What to work on: Skip every image and restate the data word for word.

Collected material:

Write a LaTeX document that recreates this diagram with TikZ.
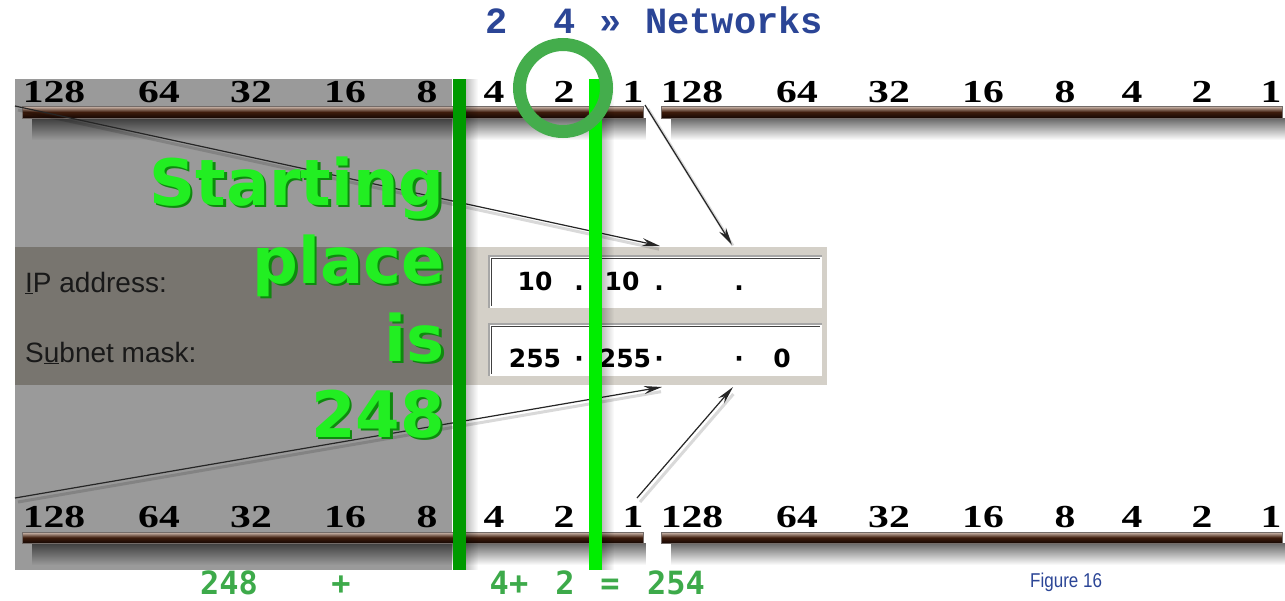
\documentclass[tikz,border=0pt]{standalone}
\usepackage{fontspec}
\setmainfont{Liberation Sans}
\newfontfamily\bitfont{Liberation Serif}
\newfontfamily\headfont{Liberation Mono}
\newfontfamily\sumfont{DejaVu Sans Mono}
\newfontfamily\bigfont{DejaVu Sans}
\usetikzlibrary{arrows.meta, positioning, calc, fadings}
\definecolor{panelgray}{HTML}{9A9A9A}
\definecolor{dlgdark}{HTML}{78756F}
\definecolor{dlgface}{HTML}{D4D0C8}
\definecolor{navy}{HTML}{2B4596}
\definecolor{sumgreen}{HTML}{3DAA4A}
\definecolor{ringgreen}{HTML}{44AD4C}
\definecolor{linedk}{HTML}{009A00}
\definecolor{linelt}{HTML}{00EE00}
\definecolor{biggreen}{HTML}{22EE22}
\definecolor{bigshade}{HTML}{0E8A0E}
\definecolor{barlt}{HTML}{D8C4B8}
\definecolor{barmid}{HTML}{3E1C0C}
\definecolor{bardk}{HTML}{160804}
\tikzset{
  bitnum/.style={font=\bitfont\bfseries\fontsize{32}{32}\selectfont, anchor=base, inner sep=0pt},
  bitbar/.style={rectangle, inner sep=0pt, minimum width=621pt, minimum height=12pt,
                 top color=barlt, bottom color=bardk, middle color=barmid, draw=bardk!60, line width=.4pt},
  barshadow/.style={fill=black, fill opacity=.6, path fading=south},
  field/.style={rectangle, inner sep=0pt, minimum width=331pt, minimum height=50pt,
                fill=white, draw=white, line width=1.5pt},
  fldedge/.style={draw=gray!70, line width=2pt},
  fldtxt/.style={font=\bigfont\bfseries\fontsize{25}{25}\selectfont, anchor=base, inner sep=0pt},
  dlglabel/.style={font=\fontsize{28}{28}\selectfont, text=black!90, anchor=base west, inner sep=0pt},
  bigtxt/.style={font=\bigfont\bfseries\fontsize{64}{64}\selectfont, anchor=base east, inner sep=0pt},
  headtxt/.style={font=\headfont\bfseries\fontsize{37}{37}\selectfont, text=navy, anchor=base, inner sep=0pt},
  sumtxt/.style={font=\sumfont\bfseries\fontsize{32}{32}\selectfont, text=sumgreen, anchor=base,
                 inner sep=0pt, text depth=0pt},
  ptr/.style={-{Stealth[length=18pt, width=8pt]}, line width=1.2pt, draw=black!85},
  ptrshadow/.style={line width=3pt, draw=black, draw opacity=.15, shorten >=4pt},
  lineshadow/.style={fill=black, fill opacity=.25, path fading=east},
}

\begin{document}
\begin{tikzpicture}[x=1pt, y=-1pt]
  \useasboundingbox (0,0) rectangle (1285,600);
  \fill[white] (0,0) rectangle (1285,600);

  % grey backdrop and the dialog strip
  \fill[panelgray] (15,79) rectangle (452,570);
  \fill[dlgdark] (15,247) rectangle (452,385);
  \fill[dlgface] (452,247) rectangle (827,385);

  % the two entry boxes
  \node[field] (ipfld) at (655.5,282) {};
  \node[field] (snfld) at (655.5,350) {};
  \foreach \f in {ipfld,snfld}{
    \draw[fldedge] (\f.south west) |- (\f.north east);
    \draw[black!75, line width=1.5pt] ([shift={(2pt,2pt)}]\f.south west) |- ([shift={(-2pt,-2pt)}]\f.north east);
  }
  \foreach \t/\x [count=\i] in {10/535, ./579, 10/622, ./659, ./739}
    \node[fldtxt] (ip\i) at (\x,290) {\t};
  \foreach \t/\x [count=\i] in {255/535, ·/579, 255/625, ·/659, ·/739, 0/782}
    \node[fldtxt] (sn\i) at (\x,367) {\t};
  \node[dlglabel] (iplbl) at (25,292) {\underline{I}P address:};
  \node[dlglabel] (snlbl) at (25,362) {S\underline{u}bnet mask:};

  % octet bars, shadow first
  \foreach \x/\y in {22/118, 661/118, 22/543, 661/543}
    \fill[barshadow] ({\x+10},\y) rectangle ({\x+624},{\y+22});
  \node[bitbar] (tlbar) at (332.5,112) {};
  \node[bitbar] (trbar) at (971.5,112) {};
  \node[bitbar, minimum height=11pt] (blbar) at (332.5,537.5) {};
  \node[bitbar, minimum height=11pt] (brbar) at (971.5,537.5) {};

  % place values
  \foreach \v/\x in {128/54, 64/159, 32/251, 16/345, 8/427, 4/494, 2/564, 1/633}{
    \node[bitnum] (tl\v) at (\x,102) {\scalebox{1.3}[1]{\v}};
    \node[bitnum] (tr\v) at ({\x+638},102) {\scalebox{1.3}[1]{\v}};
    \node[bitnum] (bl\v) at (\x,527) {\scalebox{1.3}[1]{\v}};
    \node[bitnum] (br\v) at ({\x+638},527) {\scalebox{1.3}[1]{\v}};
  }

  % pointers into the dialog
  \coordinate (tlstart) at (15,106);
  \coordinate (trstart) at (645,105);
  \coordinate (blstart) at (15,498);
  \coordinate (brstart) at (637,498);
  \coordinate (ipL) at (660,246);
  \coordinate (ipR) at (732,245);
  \coordinate (snL) at (662,387);
  \coordinate (snR) at (733,387);
  \foreach \s/\e in {tlstart/ipL, trstart/ipR, blstart/snL, brstart/snR}
    \draw[ptrshadow] ([shift={(3pt,-4pt)}]\s) -- ([shift={(3pt,-4pt)}]\e);
  \foreach \s/\e in {tlstart/ipL, trstart/ipR, blstart/snL, brstart/snR}
    \draw[ptr] (\s) -- (\e);

  % big caption
  \foreach \w/\y [count=\i] in {Starting/205, place/283, is/361, 248/437}{
    \node[bigtxt, text=bigshade] (bigsh\i) at ([shift={(2.5pt,-2.5pt)}]445,\y) {\w};
    \node[bigtxt, text=biggreen] (big\i) at (445,\y) {\w};
  }

  % boundary lines
  \fill[linedk] (453,79) rectangle (466,570);
  \fill[lineshadow] (466,79) rectangle (478,570);
  \fill[linelt] (589,79) rectangle (602,570);
  \fill[lineshadow] (602,79) rectangle (614,570);
  \draw[ringgreen, line width=13pt] (563,88) circle[radius=43.5pt];

  % headings and sums
  \node[headtxt] (hd2) at (497,33) {2};
  \node[headtxt] (hd4) at (565,33) {4};
  \node[headtxt] (hdq) at (611,33) {»};
  \node[headtxt, anchor=base west] (hdnet) at (645,33) {Networks};
  \node[sumtxt] (s248) at (229,594) {248};
  \node[sumtxt] (splus) at (341,594) {+};
  \node[sumtxt] (s4) at (509,594) {4+};
  \node[sumtxt] (s2) at (565,594) {2};
  \node[sumtxt] (seq) at (610,594) {=};
  \node[sumtxt] (s254) at (676,594) {254};
  \node[anchor=base west, inner sep=0pt, text=navy, font=\fontsize{20}{20}\selectfont] (fig) at (1030,587) {\scalebox{0.85}[1]{Figure 16}};
\end{tikzpicture}
\end{document}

Finished task:
Write a LaTeX document that recreates this diagram with TikZ.
\documentclass[tikz,border=0pt]{standalone}
\usepackage{fontspec}
\setmainfont{Liberation Sans}
\newfontfamily\bitfont{Liberation Serif}
\newfontfamily\headfont{Liberation Mono}
\newfontfamily\sumfont{DejaVu Sans Mono}
\newfontfamily\bigfont{DejaVu Sans}
\usetikzlibrary{arrows.meta, positioning, calc, fadings}
\definecolor{panelgray}{HTML}{9A9A9A}
\definecolor{dlgdark}{HTML}{78756F}
\definecolor{dlgface}{HTML}{D4D0C8}
\definecolor{navy}{HTML}{2B4596}
\definecolor{sumgreen}{HTML}{3DAA4A}
\definecolor{ringgreen}{HTML}{44AD4C}
\definecolor{linedk}{HTML}{009A00}
\definecolor{linelt}{HTML}{00EE00}
\definecolor{biggreen}{HTML}{22EE22}
\definecolor{bigshade}{HTML}{0E8A0E}
\definecolor{barlt}{HTML}{D8C4B8}
\definecolor{barmid}{HTML}{3E1C0C}
\definecolor{bardk}{HTML}{160804}
\tikzset{
  bitnum/.style={font=\bitfont\bfseries\fontsize{32}{32}\selectfont, anchor=base, inner sep=0pt},
  bitbar/.style={rectangle, inner sep=0pt, minimum width=621pt, minimum height=12pt,
                 top color=barlt, bottom color=bardk, middle color=barmid, draw=bardk!60, line width=.4pt},
  barshadow/.style={fill=black, fill opacity=.6, path fading=south},
  field/.style={rectangle, inner sep=0pt, minimum width=331pt, minimum height=50pt,
                fill=white, draw=white, line width=1.5pt},
  fldedge/.style={draw=gray!70, line width=2pt},
  fldtxt/.style={font=\bigfont\bfseries\fontsize{25}{25}\selectfont, anchor=base, inner sep=0pt},
  dlglabel/.style={font=\fontsize{28}{28}\selectfont, text=black!90, anchor=base west, inner sep=0pt},
  bigtxt/.style={font=\bigfont\bfseries\fontsize{64}{64}\selectfont, anchor=base east, inner sep=0pt},
  headtxt/.style={font=\headfont\bfseries\fontsize{37}{37}\selectfont, text=navy, anchor=base, inner sep=0pt},
  sumtxt/.style={font=\sumfont\bfseries\fontsize{32}{32}\selectfont, text=sumgreen, anchor=base,
                 inner sep=0pt, text depth=0pt},
  ptr/.style={-{Stealth[length=18pt, width=8pt]}, line width=1.2pt, draw=black!85},
  ptrshadow/.style={line width=3pt, draw=black, draw opacity=.15, shorten >=4pt},
  lineshadow/.style={fill=black, fill opacity=.25, path fading=east},
}

\begin{document}
\begin{tikzpicture}[x=1pt, y=-1pt]
  \useasboundingbox (0,0) rectangle (1285,600);
  \fill[white] (0,0) rectangle (1285,600);

  % grey backdrop and the dialog strip
  \fill[panelgray] (15,79) rectangle (452,570);
  \fill[dlgdark] (15,247) rectangle (452,385);
  \fill[dlgface] (452,247) rectangle (827,385);

  % the two entry boxes
  \node[field] (ipfld) at (655.5,282) {};
  \node[field] (snfld) at (655.5,350) {};
  \foreach \f in {ipfld,snfld}{
    \draw[fldedge] (\f.south west) |- (\f.north east);
    \draw[black!75, line width=1.5pt] ([shift={(2pt,2pt)}]\f.south west) |- ([shift={(-2pt,-2pt)}]\f.north east);
  }
  \foreach \t/\x [count=\i] in {10/535, ./579, 10/622, ./659, ./739}
    \node[fldtxt] (ip\i) at (\x,290) {\t};
  \foreach \t/\x [count=\i] in {255/535, ·/579, 255/625, ·/659, ·/739, 0/782}
    \node[fldtxt] (sn\i) at (\x,367) {\t};
  \node[dlglabel] (iplbl) at (25,292) {\underline{I}P address:};
  \node[dlglabel] (snlbl) at (25,362) {S\underline{u}bnet mask:};

  % octet bars, shadow first
  \foreach \x/\y in {22/118, 661/118, 22/543, 661/543}
    \fill[barshadow] ({\x+10},\y) rectangle ({\x+624},{\y+22});
  \node[bitbar] (tlbar) at (332.5,112) {};
  \node[bitbar] (trbar) at (971.5,112) {};
  \node[bitbar, minimum height=11pt] (blbar) at (332.5,537.5) {};
  \node[bitbar, minimum height=11pt] (brbar) at (971.5,537.5) {};

  % place values
  \foreach \v/\x in {128/54, 64/159, 32/251, 16/345, 8/427, 4/494, 2/564, 1/633}{
    \node[bitnum] (tl\v) at (\x,102) {\scalebox{1.3}[1]{\v}};
    \node[bitnum] (tr\v) at ({\x+638},102) {\scalebox{1.3}[1]{\v}};
    \node[bitnum] (bl\v) at (\x,527) {\scalebox{1.3}[1]{\v}};
    \node[bitnum] (br\v) at ({\x+638},527) {\scalebox{1.3}[1]{\v}};
  }

  % pointers into the dialog
  \coordinate (tlstart) at (15,106);
  \coordinate (trstart) at (645,105);
  \coordinate (blstart) at (15,498);
  \coordinate (brstart) at (637,498);
  \coordinate (ipL) at (660,246);
  \coordinate (ipR) at (732,245);
  \coordinate (snL) at (662,387);
  \coordinate (snR) at (733,387);
  \foreach \s/\e in {tlstart/ipL, trstart/ipR, blstart/snL, brstart/snR}
    \draw[ptrshadow] ([shift={(3pt,-4pt)}]\s) -- ([shift={(3pt,-4pt)}]\e);
  \foreach \s/\e in {tlstart/ipL, trstart/ipR, blstart/snL, brstart/snR}
    \draw[ptr] (\s) -- (\e);

  % big caption
  \foreach \w/\y [count=\i] in {Starting/205, place/283, is/361, 248/437}{
    \node[bigtxt, text=bigshade] (bigsh\i) at ([shift={(2.5pt,-2.5pt)}]445,\y) {\w};
    \node[bigtxt, text=biggreen] (big\i) at (445,\y) {\w};
  }

  % boundary lines
  \fill[linedk] (453,79) rectangle (466,570);
  \fill[lineshadow] (466,79) rectangle (478,570);
  \fill[linelt] (589,79) rectangle (602,570);
  \fill[lineshadow] (602,79) rectangle (614,570);
  \draw[ringgreen, line width=13pt] (563,88) circle[radius=43.5pt];

  % headings and sums
  \node[headtxt] (hd2) at (497,33) {2};
  \node[headtxt] (hd4) at (565,33) {4};
  \node[headtxt] (hdq) at (611,33) {»};
  \node[headtxt, anchor=base west] (hdnet) at (645,33) {Networks};
  \node[sumtxt] (s248) at (229,594) {248};
  \node[sumtxt] (splus) at (341,594) {+};
  \node[sumtxt] (s4) at (509,594) {4+};
  \node[sumtxt] (s2) at (565,594) {2};
  \node[sumtxt] (seq) at (610,594) {=};
  \node[sumtxt] (s254) at (676,594) {254};
  \node[anchor=base west, inner sep=0pt, text=navy, font=\fontsize{20}{20}\selectfont] (fig) at (1030,587) {\scalebox{0.85}[1]{Figure 16}};
\end{tikzpicture}
\end{document}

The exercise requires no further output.